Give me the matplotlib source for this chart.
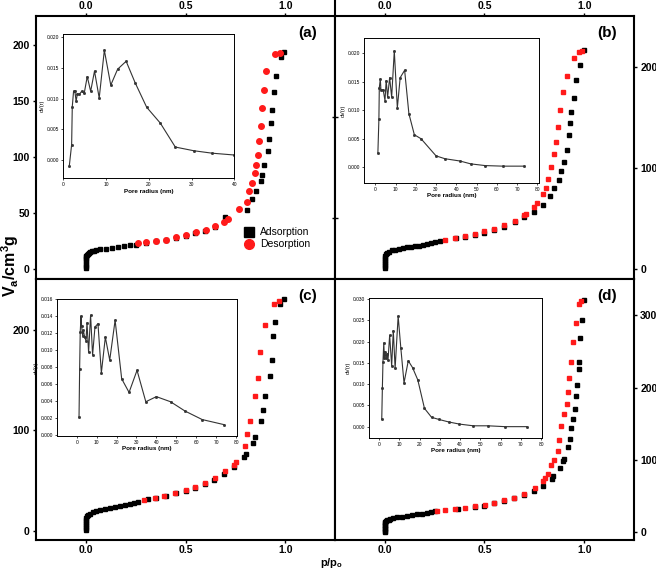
import matplotlib
matplotlib.use("Agg")
import matplotlib.pyplot as plt
from matplotlib.lines import Line2D
import numpy as np

plt.rcParams["font.family"] = ["Liberation Sans", "DejaVu Sans"]

# ---- isotherm data (p/p0, volume) ----
a_ads_p = [0.0, 0.0, 0.0, 0.0, 0.0, 0.0, 0.002, 0.005, 0.01, 0.015, 0.02, 0.03, 0.04, 0.05, 0.07, 0.1,
           0.13, 0.16, 0.19, 0.22, 0.25, 0.3, 0.35, 0.4, 0.45, 0.5, 0.55, 0.6, 0.65, 0.7, 0.81, 0.836,
           0.854, 0.878, 0.886, 0.896, 0.913, 0.921, 0.928, 0.936, 0.945, 0.955, 0.978, 0.993]
a_ads_v = [0.5, 2.5, 4.5, 6.5, 8.5, 10, 11.2, 12.3, 13.2, 14, 14.6, 15.4, 16, 16.5, 17.2, 17.9,
           18.6, 19.4, 20.1, 20.8, 21.5, 22.8, 24.3, 25.6, 27.5, 29.5, 31.8, 34, 37, 46, 52.7, 62.5,
           69, 78, 84, 93, 105, 115.6, 130, 142, 158, 172, 189, 194]
a_des_p = [0.26, 0.30, 0.35, 0.40, 0.451, 0.501, 0.551, 0.601, 0.648, 0.695, 0.712, 0.767, 0.807,
           0.821, 0.834, 0.851, 0.854, 0.863, 0.871, 0.878, 0.886, 0.894, 0.903, 0.951, 0.975]
a_des_v = [22.5, 23.4, 24.9, 26, 28, 30.2, 32.6, 34.7, 37.7, 42, 44, 53, 60, 69.5, 77, 85.6, 93,
           102, 114, 128, 144, 160, 177, 192, 192.5]

b_ads_p = [0, 0, 0, 0, 0, 0, 0, 0.005, 0.01, 0.02, 0.035, 0.05, 0.07, 0.09, 0.11, 0.13, 0.15, 0.17,
           0.19, 0.21, 0.23, 0.25, 0.277, 0.357, 0.4, 0.45, 0.5, 0.55, 0.6, 0.651, 0.698, 0.746, 0.792,
           0.829, 0.85, 0.872, 0.886, 0.898, 0.912, 0.922, 0.927, 0.935, 0.947, 0.96, 0.977, 1.0]
b_ads_v = [0.5, 2.5, 4.5, 6.5, 8.5, 10.5, 12.5, 14.5, 15.8, 17, 18, 18.7, 19.5, 20.3, 21, 21.6, 22.2,
           22.8, 23.5, 24.2, 25, 26, 27.5, 30, 31.5, 33.5, 35.5, 38, 41.5, 46.4, 50.7, 56, 63, 72, 79.5,
           88, 97, 106, 117, 132, 144, 155, 169, 187, 202, 216]
b_des_p = [0.302, 0.352, 0.402, 0.452, 0.498, 0.55, 0.6, 0.651, 0.698, 0.708, 0.746, 0.763, 0.792,
           0.809, 0.819, 0.834, 0.85, 0.859, 0.869, 0.879, 0.895, 0.912, 0.95, 0.975, 0.987]
b_des_v = [28.5, 30, 32, 34.4, 37, 39.7, 43, 47.4, 53, 54.6, 61, 65, 74, 80, 89, 100.7, 113.6, 125,
           139.7, 156.6, 175, 191, 208, 214, 215]

c_ads_p = [0, 0, 0, 0, 0, 0, 0, 0.005, 0.01, 0.02, 0.035, 0.05, 0.07, 0.095, 0.12, 0.145, 0.17, 0.195,
           0.22, 0.24, 0.263, 0.313, 0.35, 0.4, 0.45, 0.5, 0.55, 0.6, 0.645, 0.693, 0.745, 0.794, 0.802,
           0.837, 0.848, 0.879, 0.89, 0.9, 0.925, 0.933, 0.941, 0.951, 0.975, 0.992]
c_ads_v = [0.5, 2.5, 4.5, 6.5, 8.5, 10.5, 12.5, 14.5, 15.8, 17.2, 18.5, 19.5, 20.5, 21.7, 22.8, 23.9,
           25, 26, 27, 27.9, 28.8, 31.5, 33, 35, 37.5, 40, 43, 47, 51, 57, 64, 73.5, 76.5, 87.7, 93.4,
           109, 120.5, 134.4, 154.6, 170.5, 193.7, 208, 226.5, 230.8]
c_des_p = [0.293, 0.347, 0.394, 0.446, 0.5, 0.548, 0.596, 0.648, 0.7, 0.745, 0.754, 0.796, 0.809,
           0.824, 0.851, 0.863, 0.874, 0.901, 0.945, 0.968]
c_des_v = [31, 33, 35, 38, 41, 43.7, 47.7, 52.6, 59.6, 66, 69, 85, 96.7, 109, 134.8, 152.6, 178.5,
           205, 226.5, 229.5]

d_ads_p = [0, 0, 0, 0, 0, 0, 0, 0, 0.005, 0.01, 0.02, 0.028, 0.04, 0.06, 0.085, 0.11, 0.135, 0.16,
           0.185, 0.21, 0.23, 0.25, 0.365, 0.45, 0.5, 0.55, 0.6, 0.65, 0.696, 0.748, 0.792, 0.839,
           0.846, 0.88, 0.892, 0.897, 0.92, 0.928, 0.935, 0.944, 0.952, 0.96, 0.963, 0.972, 0.975,
           0.98, 0.987, 1.0]
d_ads_v = [0.5, 2.5, 4.5, 6.5, 8.5, 10.5, 12.5, 14.5, 15.5, 16.5, 17.3, 18, 19.2, 20.6, 21.6, 22.5,
           23.6, 24.8, 25.9, 27, 28.3, 29.8, 31.7, 35, 37, 40, 43.5, 46.8, 51.4, 56.9, 63.8, 73, 77.5,
           89, 98, 101, 118, 129.4, 144, 157, 171, 188.5, 203.7, 225, 235, 268, 293.6, 320.6]
d_des_p = [0.261, 0.304, 0.354, 0.402, 0.452, 0.502, 0.547, 0.596, 0.648, 0.698, 0.754, 0.792, 0.804,
           0.817, 0.834, 0.85, 0.869, 0.875, 0.885, 0.897, 0.912, 0.917, 0.924, 0.932, 0.942, 0.958,
           0.972, 0.983]
d_des_v = [29.4, 30.7, 31.7, 33.5, 35.8, 37.6, 40.8, 44, 46.8, 53.2, 60.6, 71.6, 75.2, 80.7, 92.7,
           99.5, 112.4, 128, 146.8, 163.8, 177.5, 194.5, 213.3, 235.3, 263.3, 289, 315, 319.7]

# ---- pore size distributions (radius nm, dV(r)) ----
a_r = [1.4, 1.95, 2.1, 2.4, 2.7, 3.0, 3.3, 3.75, 4.3, 4.9, 5.6, 6.4, 7.3, 8.4, 9.6, 11.1, 12.7, 14.7,
       16.8, 19.5, 22.7, 26.2, 30.5, 34.8, 40]
a_dv = [-0.001, 0.0025, 0.0087, 0.0112, 0.0112, 0.0096, 0.0108, 0.0107, 0.0112, 0.0109, 0.0136, 0.0112,
        0.0145, 0.0101, 0.0179, 0.0122, 0.0148, 0.0161, 0.0126, 0.0086, 0.0060, 0.0021, 0.0015, 0.0011,
        0.0008]
b_r = [1.3, 1.8, 2.0, 2.5, 2.8, 3.9, 4.8, 5.4, 6.1, 7.1, 8.1, 9.4, 10.9, 12.3, 14.5, 16.6, 19.3, 22.6,
       30.0, 34.4, 41.8, 47.1, 54.2, 62.9, 73.4]
b_dv = [0.0025, 0.0084, 0.0139, 0.0155, 0.0136, 0.0136, 0.0117, 0.0152, 0.0123, 0.0157, 0.0123, 0.0204,
        0.0104, 0.0157, 0.0170, 0.0094, 0.0057, 0.0050, 0.0020, 0.0015, 0.0011, 0.0006, 0.0003, 0.0002,
        0.0002]
c_r = [1.2, 1.5, 1.8, 2.2, 2.5, 3.0, 3.4, 4.0, 4.7, 5.2, 6.0, 7.0, 8.0, 9.2, 10.7, 12.4, 14.4, 16.6,
       19.3, 22.6, 26.3, 30.3, 34.7, 40.0, 47.1, 54.4, 63.0, 74.0]
c_dv = [0.0021, 0.0077, 0.0121, 0.0140, 0.0128, 0.0117, 0.0123, 0.0115, 0.0111, 0.0132, 0.0097, 0.0141,
        0.0094, 0.0127, 0.0131, 0.0073, 0.0115, 0.0088, 0.0135, 0.0066, 0.0050, 0.0076, 0.0039, 0.0045,
        0.0039, 0.0028, 0.0018, 0.0012]
d_r = [1.3, 1.6, 1.9, 2.3, 2.6, 2.9, 3.4, 3.9, 4.4, 5.2, 6.2, 7.0, 7.9, 9.4, 10.7, 12.3, 14.4, 16.5,
       19.1, 22.4, 25.9, 29.5, 34.4, 39.7, 46.5, 53.8, 62.1, 72.9]
d_dv = [0.0017, 0.0090, 0.0153, 0.0197, 0.0161, 0.0176, 0.0161, 0.0172, 0.0157, 0.0215, 0.0143, 0.0226,
        0.0137, 0.0260, 0.0186, 0.0103, 0.0155, 0.0139, 0.0110, 0.0043, 0.0022, 0.0017, 0.0011, 0.0006,
        0.0002, 0.0002, 0.0000, 0.0000]

W, H = 656, 573
fig = plt.figure(figsize=(W / 100, H / 100), dpi=100)


def box(l, t, r, b):
    return [l / W, 1 - b / H, (r - l) / W, (b - t) / H]


def main_panel(rect, ylim, yticks, yside, xside, label):
    ax = fig.add_axes(box(*rect))
    ax.set_xlim(-0.25, 1.25)
    ax.set_ylim(*ylim)
    ax.set_xticks([0.0, 0.5, 1.0])
    ax.set_yticks(yticks)
    for s in ax.spines.values():
        s.set_linewidth(1.5)
    ax.tick_params(axis="x", direction="out", length=2, width=1, labelsize=7.5, pad=1.5,
                   top=(xside == "top"), bottom=(xside == "bottom"),
                   labeltop=(xside == "top"), labelbottom=(xside == "bottom"))
    ax.tick_params(axis="y", direction="out", length=2.5, width=1, labelsize=7.5, pad=2,
                   left=(yside == "left"), right=(yside == "right"),
                   labelleft=(yside == "left"), labelright=(yside == "right"))
    ax.xaxis.set_major_formatter(plt.FuncFormatter(lambda v, _: f"{v:.1f}"))
    for t in ax.get_xticklabels() + ax.get_yticklabels():
        t.set_fontweight("bold")
    ax.text(0.91, 0.935, label, transform=ax.transAxes, fontsize=11, fontweight="bold",
            ha="center", va="center")
    return ax


def inset(rect, r, dv, xlim, ylim, xticks, yticks):
    ax = fig.add_axes(box(*rect))
    ax.plot(r, dv, color="#333333", lw=0.8, marker="s", ms=1.0)
    ax.set_xlim(*xlim)
    ax.set_ylim(*ylim)
    ax.set_xticks(xticks)
    ax.set_yticks(yticks)
    ax.yaxis.set_major_formatter(plt.FuncFormatter(lambda v, _: f"{v:.3f}"))
    ax.tick_params(labelsize=3.5, length=1.5, width=0.5, pad=1.5)
    for s in ax.spines.values():
        s.set_linewidth(0.7)
    ax.set_xlabel("Pore radius (nm)", fontsize=4.5, fontweight="bold", labelpad=1)
    ax.set_ylabel("dV(r)", fontsize=4, labelpad=1.5)
    return ax


panels = [
    ((36, 16, 335, 279), (-9.3, 226), [0, 50, 100, 150, 200], "left", "top", "(a)", "o",
     a_ads_p, a_ads_v, a_des_p, a_des_v),
    ((335, 16, 634, 279), (-10.2, 250), [0, 100, 200], "right", "top", "(b)", "s",
     b_ads_p, b_ads_v, b_des_p, b_des_v),
    ((36, 279, 335, 540), (-9.2, 251), [0, 100, 200], "left", "bottom", "(c)", "s",
     c_ads_p, c_ads_v, c_des_p, c_des_v),
    ((335, 279, 634, 540), (-10.6, 350), [0, 100, 200, 300], "right", "bottom", "(d)", "s",
     d_ads_p, d_ads_v, d_des_p, d_des_v),
]

axes = []
for rect, ylim, yt, ys, xs, lab, dm, ap, av, dp, dv in panels:
    ax = main_panel(rect, ylim, yt, ys, xs, lab)
    ax.plot(ap, av, ls="none", marker="s", ms=3.3, color="black", zorder=3)
    ax.plot(dp, dv, ls="none", marker=dm, ms=4.0 if dm == "o" else 3.3, color="#ff1a1a",
            mec="#ff1a1a", zorder=4)
    axes.append(ax)

# small crossing ticks on the shared spine of panel (b)
axes[1].set_yticks([50, 150], minor=True)
axes[1].tick_params(which="minor", left=True, direction="inout", length=4, width=1)

handles = [Line2D([], [], ls="none", marker="s", ms=6.5, color="black"),
           Line2D([], [], ls="none", marker="o", ms=7, color="#ff1a1a")]
axes[0].legend(handles, ["Adsorption", "Desorption"], loc="center left",
               bbox_to_anchor=(0.675, 0.155), frameon=False, fontsize=7.5,
               handletextpad=0.4, labelspacing=0.2, handlelength=1.2, borderpad=0)

inset((63.3, 34.3, 234.3, 178.3), a_r, a_dv, (0, 40), (-0.003, 0.0205),
      [0, 10, 20, 30, 40], [0, 0.005, 0.010, 0.015, 0.020])
inset((364.3, 38.3, 539, 182.7), b_r, b_dv, (-5.4, 80.8), (-0.0027, 0.0226),
      range(0, 81, 10), [0, 0.005, 0.010, 0.015, 0.020])
inset((57.3, 299, 236.7, 435.7), c_r, c_dv, (-9.7, 80.3), (-0.0001, 0.016),
      range(0, 81, 10), np.arange(0, 0.0161, 0.002))
inset((369, 298.3, 542.3, 437.7), d_r, d_dv, (-5, 80.6), (-0.0026, 0.0302),
      range(0, 81, 10), [0, 0.005, 0.010, 0.015, 0.020, 0.025, 0.030])

# the shared middle frame line runs up to the top edge
fig.add_artist(Line2D([335 / W, 335 / W], [1 - 16 / H, 1.0], color="black", lw=1.5))

fig.text(10 / W, 1 - 266 / H, r"V$_\mathregular{a}$/cm$^\mathregular{3}$g", rotation=90,
         fontsize=11.5, fontweight="bold", ha="center", va="center")
fig.text(332 / W, 1 - 563 / H, r"p/p$_\mathregular{o}$", fontsize=8, fontweight="bold",
         ha="center", va="center")

fig.savefig("out.png", dpi=100)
-=-=-=-=-
What you will do: Whichever lines contain the string "matplotlib", select and copy them.

Answer to the exercise:
Give me the matplotlib source for this chart.
import matplotlib
matplotlib.use("Agg")
import matplotlib.pyplot as plt
from matplotlib.lines import Line2D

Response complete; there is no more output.